Women, who after 40 years of feminism are still proving themselves in the workplace, certainly don’t want to portray themselves as incompetent there. And those who’ve given up successful careers to stay home with children are not only used to demonstrating their competence, but (perhaps) need to be needed, need to justify their temporary or permanent step off the career track. Women like me, with one foot in each camp, are Enjoli women, the ones about whom we hope people are whispering behind our backs, “I don’t know how she does it.” We worry a lot, but maybe we don’t need to quite so much. (Single parents, the real Enjoli women of the world, have my immense respect and admiration — they know they’re doing it all. I can only hope they’re too busy even to worry about being thought incompetent.)
No one has named him that, but my husband probably is Mr. Enjoli. He works full time, does a goodly portion of the child care, grocery shops and cleans and cooks in proportion (sometimes out of proportion) to mine. For years, I both cooked and did the dishes — feminist nightmare, right? But no — because while I was calmly doing the dishes, dishes that didn’t talk back or cry that they had soap in their eyes or hurt my back when I bent over them, he was managing bath-time. For us, that’s a division of labor that worked.

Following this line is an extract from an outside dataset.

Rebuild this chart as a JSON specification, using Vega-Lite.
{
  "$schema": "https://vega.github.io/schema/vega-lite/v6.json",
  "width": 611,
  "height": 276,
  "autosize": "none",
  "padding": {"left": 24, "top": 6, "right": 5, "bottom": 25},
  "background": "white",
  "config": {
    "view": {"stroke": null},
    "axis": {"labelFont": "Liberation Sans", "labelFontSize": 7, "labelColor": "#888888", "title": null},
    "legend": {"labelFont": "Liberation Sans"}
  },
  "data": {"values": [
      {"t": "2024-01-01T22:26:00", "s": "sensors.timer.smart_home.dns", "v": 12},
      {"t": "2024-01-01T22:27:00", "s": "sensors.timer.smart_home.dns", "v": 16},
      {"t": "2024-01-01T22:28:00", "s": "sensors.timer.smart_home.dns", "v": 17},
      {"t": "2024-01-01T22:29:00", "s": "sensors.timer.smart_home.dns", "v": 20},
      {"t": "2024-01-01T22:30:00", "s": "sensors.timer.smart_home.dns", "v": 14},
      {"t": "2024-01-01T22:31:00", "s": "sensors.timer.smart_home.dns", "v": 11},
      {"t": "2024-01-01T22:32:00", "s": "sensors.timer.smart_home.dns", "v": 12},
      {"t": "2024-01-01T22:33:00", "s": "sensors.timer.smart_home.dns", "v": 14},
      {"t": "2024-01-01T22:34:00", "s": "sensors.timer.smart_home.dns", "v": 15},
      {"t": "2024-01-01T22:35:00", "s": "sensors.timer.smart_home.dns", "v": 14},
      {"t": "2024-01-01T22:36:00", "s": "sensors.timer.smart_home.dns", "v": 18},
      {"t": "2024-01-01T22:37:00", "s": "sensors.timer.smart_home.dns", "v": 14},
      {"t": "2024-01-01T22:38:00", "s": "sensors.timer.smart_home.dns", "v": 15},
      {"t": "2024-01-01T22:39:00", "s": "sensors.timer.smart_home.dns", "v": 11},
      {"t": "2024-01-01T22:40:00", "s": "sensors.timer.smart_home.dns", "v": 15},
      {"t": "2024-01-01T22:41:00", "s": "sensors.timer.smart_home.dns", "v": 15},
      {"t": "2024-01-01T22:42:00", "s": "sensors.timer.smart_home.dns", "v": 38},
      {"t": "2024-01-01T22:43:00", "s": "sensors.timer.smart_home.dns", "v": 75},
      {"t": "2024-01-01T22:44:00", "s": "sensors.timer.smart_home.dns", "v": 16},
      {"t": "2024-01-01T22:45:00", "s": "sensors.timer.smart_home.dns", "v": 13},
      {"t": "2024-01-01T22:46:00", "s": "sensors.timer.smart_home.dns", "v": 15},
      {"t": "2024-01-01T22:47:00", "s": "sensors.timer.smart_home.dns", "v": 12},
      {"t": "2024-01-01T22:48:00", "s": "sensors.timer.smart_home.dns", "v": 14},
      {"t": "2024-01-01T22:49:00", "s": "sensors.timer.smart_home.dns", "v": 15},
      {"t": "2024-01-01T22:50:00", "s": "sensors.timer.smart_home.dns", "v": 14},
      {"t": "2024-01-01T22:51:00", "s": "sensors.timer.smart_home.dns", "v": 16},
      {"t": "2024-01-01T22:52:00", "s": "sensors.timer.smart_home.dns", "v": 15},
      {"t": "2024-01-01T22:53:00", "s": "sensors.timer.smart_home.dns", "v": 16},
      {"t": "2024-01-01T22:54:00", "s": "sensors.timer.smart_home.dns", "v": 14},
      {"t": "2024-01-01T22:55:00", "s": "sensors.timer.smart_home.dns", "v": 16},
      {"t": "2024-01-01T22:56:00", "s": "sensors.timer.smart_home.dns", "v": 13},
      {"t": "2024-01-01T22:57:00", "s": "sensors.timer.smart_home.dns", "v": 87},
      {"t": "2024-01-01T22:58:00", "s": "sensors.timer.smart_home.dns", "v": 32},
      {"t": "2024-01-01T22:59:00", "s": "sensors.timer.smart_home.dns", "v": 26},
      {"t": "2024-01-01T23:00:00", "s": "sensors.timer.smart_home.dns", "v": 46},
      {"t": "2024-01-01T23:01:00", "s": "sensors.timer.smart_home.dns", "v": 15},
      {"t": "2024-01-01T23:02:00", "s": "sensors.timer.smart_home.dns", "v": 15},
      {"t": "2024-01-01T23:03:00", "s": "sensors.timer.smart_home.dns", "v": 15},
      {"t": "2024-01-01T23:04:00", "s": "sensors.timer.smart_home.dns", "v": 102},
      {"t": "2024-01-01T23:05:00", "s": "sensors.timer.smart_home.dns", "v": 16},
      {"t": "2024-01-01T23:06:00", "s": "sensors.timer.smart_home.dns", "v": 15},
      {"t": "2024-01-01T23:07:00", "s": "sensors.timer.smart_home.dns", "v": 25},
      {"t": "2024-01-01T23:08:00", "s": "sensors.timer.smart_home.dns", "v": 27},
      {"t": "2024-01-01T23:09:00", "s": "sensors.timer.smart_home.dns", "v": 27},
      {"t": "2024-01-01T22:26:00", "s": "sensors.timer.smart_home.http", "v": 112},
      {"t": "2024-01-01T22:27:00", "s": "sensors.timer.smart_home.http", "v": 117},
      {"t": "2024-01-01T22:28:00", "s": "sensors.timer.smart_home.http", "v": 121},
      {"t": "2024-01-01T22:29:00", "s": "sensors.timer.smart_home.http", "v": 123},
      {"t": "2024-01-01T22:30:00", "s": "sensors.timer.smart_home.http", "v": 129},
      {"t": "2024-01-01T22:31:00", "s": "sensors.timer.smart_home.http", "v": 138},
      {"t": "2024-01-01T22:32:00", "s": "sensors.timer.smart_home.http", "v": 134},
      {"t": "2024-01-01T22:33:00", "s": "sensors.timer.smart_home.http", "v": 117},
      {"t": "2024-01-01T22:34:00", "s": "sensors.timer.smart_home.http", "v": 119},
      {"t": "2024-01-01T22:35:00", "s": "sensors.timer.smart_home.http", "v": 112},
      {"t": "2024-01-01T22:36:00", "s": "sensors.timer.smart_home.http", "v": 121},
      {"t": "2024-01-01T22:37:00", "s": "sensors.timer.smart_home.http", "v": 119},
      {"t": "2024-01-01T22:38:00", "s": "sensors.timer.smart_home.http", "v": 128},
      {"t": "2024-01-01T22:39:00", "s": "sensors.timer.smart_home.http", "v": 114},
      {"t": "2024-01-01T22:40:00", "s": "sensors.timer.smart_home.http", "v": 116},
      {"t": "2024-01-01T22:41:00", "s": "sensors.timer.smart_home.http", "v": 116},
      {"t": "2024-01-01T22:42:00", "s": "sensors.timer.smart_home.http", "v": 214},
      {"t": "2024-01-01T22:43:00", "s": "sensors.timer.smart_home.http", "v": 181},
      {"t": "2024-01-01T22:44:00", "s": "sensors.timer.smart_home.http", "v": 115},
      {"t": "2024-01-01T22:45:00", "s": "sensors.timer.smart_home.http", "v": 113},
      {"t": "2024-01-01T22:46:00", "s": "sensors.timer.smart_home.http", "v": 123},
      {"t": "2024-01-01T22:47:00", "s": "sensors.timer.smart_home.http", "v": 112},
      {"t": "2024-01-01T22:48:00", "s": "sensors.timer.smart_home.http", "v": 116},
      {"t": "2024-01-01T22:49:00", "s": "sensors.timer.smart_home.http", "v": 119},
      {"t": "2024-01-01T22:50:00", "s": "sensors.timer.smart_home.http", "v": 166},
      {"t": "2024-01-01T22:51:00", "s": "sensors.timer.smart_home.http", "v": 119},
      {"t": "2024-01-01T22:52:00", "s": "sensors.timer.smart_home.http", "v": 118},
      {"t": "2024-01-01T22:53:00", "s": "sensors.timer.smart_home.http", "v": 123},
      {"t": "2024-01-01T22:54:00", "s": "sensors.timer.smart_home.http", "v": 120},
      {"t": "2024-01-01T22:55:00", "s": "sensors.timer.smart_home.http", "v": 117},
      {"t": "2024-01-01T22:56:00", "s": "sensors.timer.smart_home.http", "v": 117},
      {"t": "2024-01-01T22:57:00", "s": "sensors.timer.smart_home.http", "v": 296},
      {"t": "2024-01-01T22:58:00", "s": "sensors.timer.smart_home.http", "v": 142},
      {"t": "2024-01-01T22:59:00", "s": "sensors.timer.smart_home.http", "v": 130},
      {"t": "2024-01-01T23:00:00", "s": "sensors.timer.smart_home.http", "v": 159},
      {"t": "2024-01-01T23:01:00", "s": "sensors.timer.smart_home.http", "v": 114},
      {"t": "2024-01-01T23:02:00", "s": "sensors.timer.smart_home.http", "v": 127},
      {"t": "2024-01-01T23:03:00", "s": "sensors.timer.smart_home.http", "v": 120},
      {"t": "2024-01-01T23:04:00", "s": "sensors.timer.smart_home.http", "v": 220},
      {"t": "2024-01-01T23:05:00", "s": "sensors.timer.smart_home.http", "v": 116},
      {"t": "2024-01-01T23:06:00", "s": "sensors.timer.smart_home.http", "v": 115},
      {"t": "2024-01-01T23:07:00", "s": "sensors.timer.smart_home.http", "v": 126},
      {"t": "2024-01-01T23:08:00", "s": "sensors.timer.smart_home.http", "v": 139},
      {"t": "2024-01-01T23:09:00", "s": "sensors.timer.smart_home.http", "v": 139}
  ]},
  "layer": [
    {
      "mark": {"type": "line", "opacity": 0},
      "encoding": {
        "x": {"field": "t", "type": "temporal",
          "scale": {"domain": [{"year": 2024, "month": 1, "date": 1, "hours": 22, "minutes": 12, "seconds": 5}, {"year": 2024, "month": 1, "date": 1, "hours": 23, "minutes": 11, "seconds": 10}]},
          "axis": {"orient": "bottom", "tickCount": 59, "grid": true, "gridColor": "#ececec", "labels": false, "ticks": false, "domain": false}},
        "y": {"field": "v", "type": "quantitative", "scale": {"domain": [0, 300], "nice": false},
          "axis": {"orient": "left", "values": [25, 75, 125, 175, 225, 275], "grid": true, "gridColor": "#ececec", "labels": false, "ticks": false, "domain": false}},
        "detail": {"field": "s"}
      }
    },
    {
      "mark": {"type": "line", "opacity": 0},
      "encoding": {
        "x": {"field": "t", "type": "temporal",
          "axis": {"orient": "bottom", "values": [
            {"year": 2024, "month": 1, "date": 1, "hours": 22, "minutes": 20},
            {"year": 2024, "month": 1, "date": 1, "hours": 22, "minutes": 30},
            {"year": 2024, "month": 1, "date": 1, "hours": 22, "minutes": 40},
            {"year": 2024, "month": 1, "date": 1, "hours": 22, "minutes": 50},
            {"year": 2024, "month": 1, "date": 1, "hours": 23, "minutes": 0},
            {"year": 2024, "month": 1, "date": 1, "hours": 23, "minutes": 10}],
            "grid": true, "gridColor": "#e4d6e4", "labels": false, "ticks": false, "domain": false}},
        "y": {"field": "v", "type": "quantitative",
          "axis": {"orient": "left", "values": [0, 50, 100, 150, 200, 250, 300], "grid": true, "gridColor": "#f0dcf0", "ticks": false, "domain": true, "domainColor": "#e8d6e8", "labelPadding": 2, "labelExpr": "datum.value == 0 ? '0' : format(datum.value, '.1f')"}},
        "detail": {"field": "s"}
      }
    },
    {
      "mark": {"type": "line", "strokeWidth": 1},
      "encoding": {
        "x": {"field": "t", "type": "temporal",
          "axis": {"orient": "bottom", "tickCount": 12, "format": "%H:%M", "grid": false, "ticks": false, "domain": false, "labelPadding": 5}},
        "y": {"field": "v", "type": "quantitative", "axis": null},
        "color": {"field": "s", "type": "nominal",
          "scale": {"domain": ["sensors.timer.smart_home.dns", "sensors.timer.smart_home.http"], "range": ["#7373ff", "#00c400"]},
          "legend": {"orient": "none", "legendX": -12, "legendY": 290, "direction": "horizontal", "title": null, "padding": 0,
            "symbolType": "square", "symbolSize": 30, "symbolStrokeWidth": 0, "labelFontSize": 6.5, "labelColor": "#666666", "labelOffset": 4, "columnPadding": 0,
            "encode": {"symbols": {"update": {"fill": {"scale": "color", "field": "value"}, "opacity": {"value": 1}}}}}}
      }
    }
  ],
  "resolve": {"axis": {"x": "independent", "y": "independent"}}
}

Now that the kids can (mostly) bathe themselves, Mark and I often find ourselves doing the dishes together. It may be inefficient, but we’ve decided that our goal isn’t, in fact, efficiency. Because child rearing is not an efficiency test, nor should it operate according to the rules of mechanization and industrialization. In fact, a certain redundancy is a good thing, a necessity, even. Why do you think parents generally come in pairs, or why it takes a village to raise a child? Not because each has a specific gift to give (though that may fortuitously happen), but because everyone needs to be able to pitch in when necessary. No one has to do everything if everyone can do something. Doing the dishes together isn’t a revolutionary act, but it is a chance for us to talk, a time we can work together and catch up on the day without being interrupted. (After all, no one else wants to help!)
I’m still working on that Mr. Enjoli campaign, then. I’m hoping he’ll become a new media icon, maybe the grown-up version of the metrosexual. I have a feeling there are more of them out there — we just need to find them. I’ve already got mine, and I’m pretty sure he’ll be able to take care of things if I need him to.